By Yasin Koc
There are times I spent seven days a week in my office, working until late hours, trying to meet my self-induced deadlines to write another paper or do some more data analysis. Although I always say I enjoy doing this (as I love my research area), those are certainly not the most pleasant times of being in academia. What is it then? For me, it is the conference season! That’s how I initially got into academia and still keeps me going. This year’s landmark was Annual Conference of Society of Australasian Social Psychologists (SASP) in Brisbane, and it is a truth universally acknowledged that Yasin on the way to a conference must be in want of a holiday! In this post, I want to talk about how to benefit from a conference travel by turning it into an entire academic visit comprised of talks, workshops, networking, and of course setting up collaborations (the sine qua non for young researchers!). Of course, having fun with an active social life and enjoying the local culture are also integral to this experience.
When I told my supervisor I wanted to go to SASP, I had quite a few reasons to justify this visit to the benefit of my academic and personal development. First, SASP is a medium size conference, which enables being able to see more talks (as there are less parallel sessions) and facilitates interaction with other attendees. In small conferences, it is more likely to bump into same people at different sessions or at breaks, and you get to know each other and your research better. Second, specific to SASP, it is heavily a Social Identity Theory (SIT) conference, which is my more focused area of research within Social Psychology. As well as benefitting from seeing similar research in my area, this is also useful to provide me feedback about my own work by people who work in the similar area at varying levels of expertise. In line with this, it would be a great opportunity to meet leading SIT researchers for collaborations and future employment opportunities (well, there is no need to deny this “secret” agenda). Finally, I have a number of collaborators in Australia, and it would be a great opportunity for me to visit their labs, meet other members, give talks about my own research, and hold meetings regarding our ongoing projects.
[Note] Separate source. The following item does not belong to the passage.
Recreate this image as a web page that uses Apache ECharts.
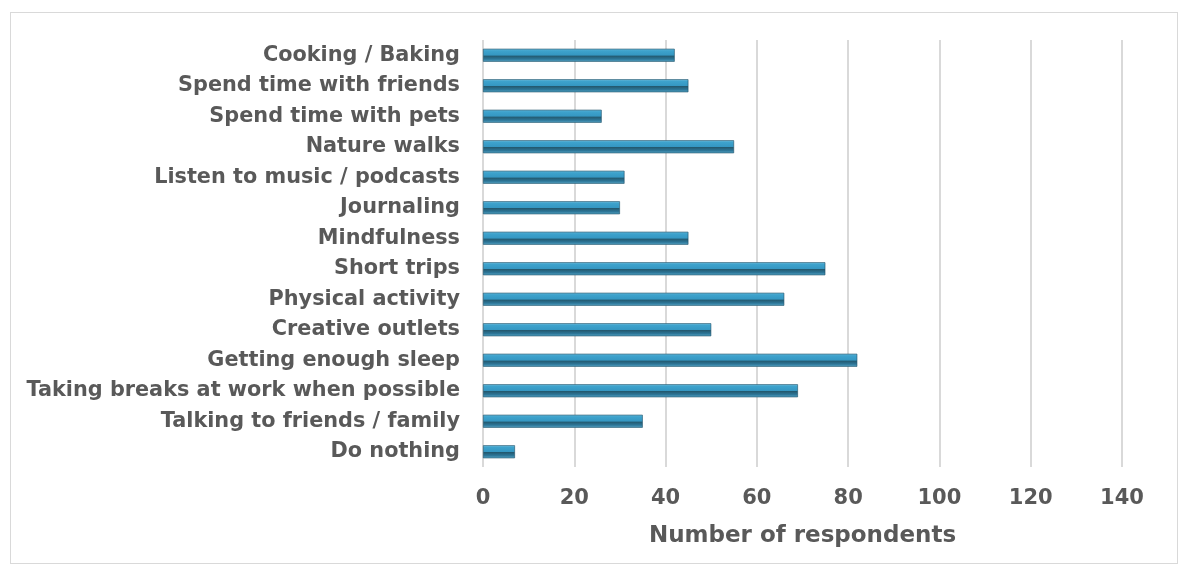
<!DOCTYPE html>
<html><head><meta charset="utf-8">
<script src="https://cdn.jsdelivr.net/npm/echarts@6/dist/echarts.min.js"></script>
<style>html,body{margin:0;padding:0;background:#fff}#c{width:1190px;height:575px}
#frame{position:absolute;left:10px;top:12px;width:1168px;height:552px;border:1px solid #d9d9d9;box-sizing:border-box;pointer-events:none}</style>
</head><body><div id="c"></div><div id="frame"></div>
<script>
const categories = ["Cooking / Baking","Spend time with friends","Spend time with pets","Nature walks","Listen to music / podcasts","Journaling","Mindfulness","Short trips","Physical activity","Creative outlets","Getting enough sleep","Taking breaks at work when possible","Talking to friends / family","Do nothing"];
const values = [42,45,26,55,31,30,45,75,66,50,82,69,35,7];
const xTicks = [0,20,40,60,80,100,120,140];
const xTitle = "Number of respondents";

const chart = echarts.init(document.getElementById('c'));
const font = '"DejaVu Sans", sans-serif';
chart.setOption({
  animation:false,
  grid:{left:483,right:68,top:40,bottom:108,containLabel:false},
  xAxis:{type:'value',min:xTicks[0],max:xTicks[xTicks.length-1],interval:20,
    name:xTitle,nameLocation:'middle',nameGap:58,
    nameTextStyle:{color:'#595959',fontSize:23,fontWeight:'bold',fontFamily:font},
    axisLine:{show:false},axisTick:{show:false},
    axisLabel:{color:'#595959',fontSize:21,fontWeight:'bold',fontFamily:font,margin:21},
    splitLine:{show:true,lineStyle:{color:'#d9d9d9',width:2}}},
  yAxis:{type:'category',data:categories,inverse:true,
    axisLine:{show:false},axisTick:{show:false},
    axisLabel:{color:'#595959',fontSize:20.8,fontWeight:'bold',fontFamily:font,margin:23}},
  series:[{type:'bar',data:values,barWidth:13,
    itemStyle:{borderColor:'#1d4f66',borderWidth:0.6,
      color:new echarts.graphic.LinearGradient(0,0,0,1,[
        {offset:0,color:'#7cc3df'},{offset:0.15,color:'#3ea3cd'},{offset:0.5,color:'#3597c2'},
        {offset:0.55,color:'#23596f'},{offset:0.8,color:'#2d7799'},{offset:1,color:'#5aa9c9'}])}}]
});
</script></body></html>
So, my supervisor agreed with me on these (or he was being very kind) and eventually, all those prospects came true. I spent a month in sunny Down Under. I visited Australian Catholic University and University of Melbourne to give a colloquium, research talks, a few workshops on qualitative research methods, and learn about some methods which I will be teaching at Sussex in summer term – feeling like an academic celebrity! And all this happened together with Melbourne’s exceptional coffee, afternoon swims and reading days at St Kilda beach, almost daily post-work drinks in forms of lab meetings, and some fun with koalas and kangaroos. Then I made way to Brisbane for SASP and enjoyed three full days of high quality research and lots of social fun – even won a SASP-themed Trivia Competition. A unique experience!
I think I am supposed to finish this with a take-home message and all I could share is my very personal experience. First, find yourself a conference where you feel you belong to – as we know, SIT suggests social identification with groups predicts higher wellbeing via buffering against stress and anxiety (very useful for PhD students!). Second, try to network both horizontally and vertically. I met my PhD supervisor years ago at a conference, and that connection brought me to Sussex. However, other than the conference talk, all other research activities in this trip happened thanks to my collaborators who are/were PhD students when we met at other conferences. I choose people with whom I enjoy working. We have become great friends over time, and provided unconditional support whenever we got nasty comments from the Reviewer 2.
Lastly, it might be a bit scary at first, but try to go beyond your comfort zone and try something new: Get involved in situations which will teach you something as well as allowing you to utilise and improve your existing skills. As one of my biggest inspirational figure says:
“I can never be safe; I always try and go against the grain. As soon as I accomplish one thing, I just set a higher goal. That’s how I’ve gotten to where I am.”
This is at least what I do, and it works perfectly well for me. It is important to find what fits you best. Good luck to you all in your own journeys!
Yasin is doing a PhD in Social Psychology with Dr Vivian Vignoles working on identity motive satisfaction in ethnic and gender identities.